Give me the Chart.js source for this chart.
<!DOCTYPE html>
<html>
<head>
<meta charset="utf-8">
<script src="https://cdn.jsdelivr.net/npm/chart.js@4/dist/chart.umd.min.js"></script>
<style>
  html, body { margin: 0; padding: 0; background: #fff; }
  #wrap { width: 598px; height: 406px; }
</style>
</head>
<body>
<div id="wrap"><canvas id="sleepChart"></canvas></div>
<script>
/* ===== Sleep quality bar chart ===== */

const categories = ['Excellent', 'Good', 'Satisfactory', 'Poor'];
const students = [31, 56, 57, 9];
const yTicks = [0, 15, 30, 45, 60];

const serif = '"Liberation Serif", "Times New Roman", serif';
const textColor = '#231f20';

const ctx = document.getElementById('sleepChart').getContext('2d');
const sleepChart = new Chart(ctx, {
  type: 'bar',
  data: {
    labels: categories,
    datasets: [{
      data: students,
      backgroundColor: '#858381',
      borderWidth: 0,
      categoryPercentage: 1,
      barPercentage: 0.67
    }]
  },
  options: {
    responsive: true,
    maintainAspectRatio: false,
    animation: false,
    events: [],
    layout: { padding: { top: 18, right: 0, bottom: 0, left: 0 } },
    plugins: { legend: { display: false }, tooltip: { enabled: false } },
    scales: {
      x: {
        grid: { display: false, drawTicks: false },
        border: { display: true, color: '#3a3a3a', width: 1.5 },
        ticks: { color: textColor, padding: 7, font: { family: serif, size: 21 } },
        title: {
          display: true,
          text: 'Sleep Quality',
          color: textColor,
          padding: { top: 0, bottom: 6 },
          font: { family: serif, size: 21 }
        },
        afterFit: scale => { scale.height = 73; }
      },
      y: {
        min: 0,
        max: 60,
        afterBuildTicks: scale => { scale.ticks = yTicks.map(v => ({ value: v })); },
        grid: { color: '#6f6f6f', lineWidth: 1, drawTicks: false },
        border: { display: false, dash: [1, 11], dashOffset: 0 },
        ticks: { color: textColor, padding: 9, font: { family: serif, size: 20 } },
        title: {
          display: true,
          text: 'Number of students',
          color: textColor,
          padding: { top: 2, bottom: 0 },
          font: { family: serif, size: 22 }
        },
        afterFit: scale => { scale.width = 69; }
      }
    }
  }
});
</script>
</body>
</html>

################

■ What this task involves: Extract the lines above, from the first one through the one containing "const textColor = '#231f20';", and return only those, unchanged.

■ Exercise response:
Give me the Chart.js source for this chart.
<!DOCTYPE html>
<html>
<head>
<meta charset="utf-8">
<script src="https://cdn.jsdelivr.net/npm/chart.js@4/dist/chart.umd.min.js"></script>
<style>
  html, body { margin: 0; padding: 0; background: #fff; }
  #wrap { width: 598px; height: 406px; }
</style>
</head>
<body>
<div id="wrap"><canvas id="sleepChart"></canvas></div>
<script>
/* ===== Sleep quality bar chart ===== */

const categories = ['Excellent', 'Good', 'Satisfactory', 'Poor'];
const students = [31, 56, 57, 9];
const yTicks = [0, 15, 30, 45, 60];

const serif = '"Liberation Serif", "Times New Roman", serif';
const textColor = '#231f20';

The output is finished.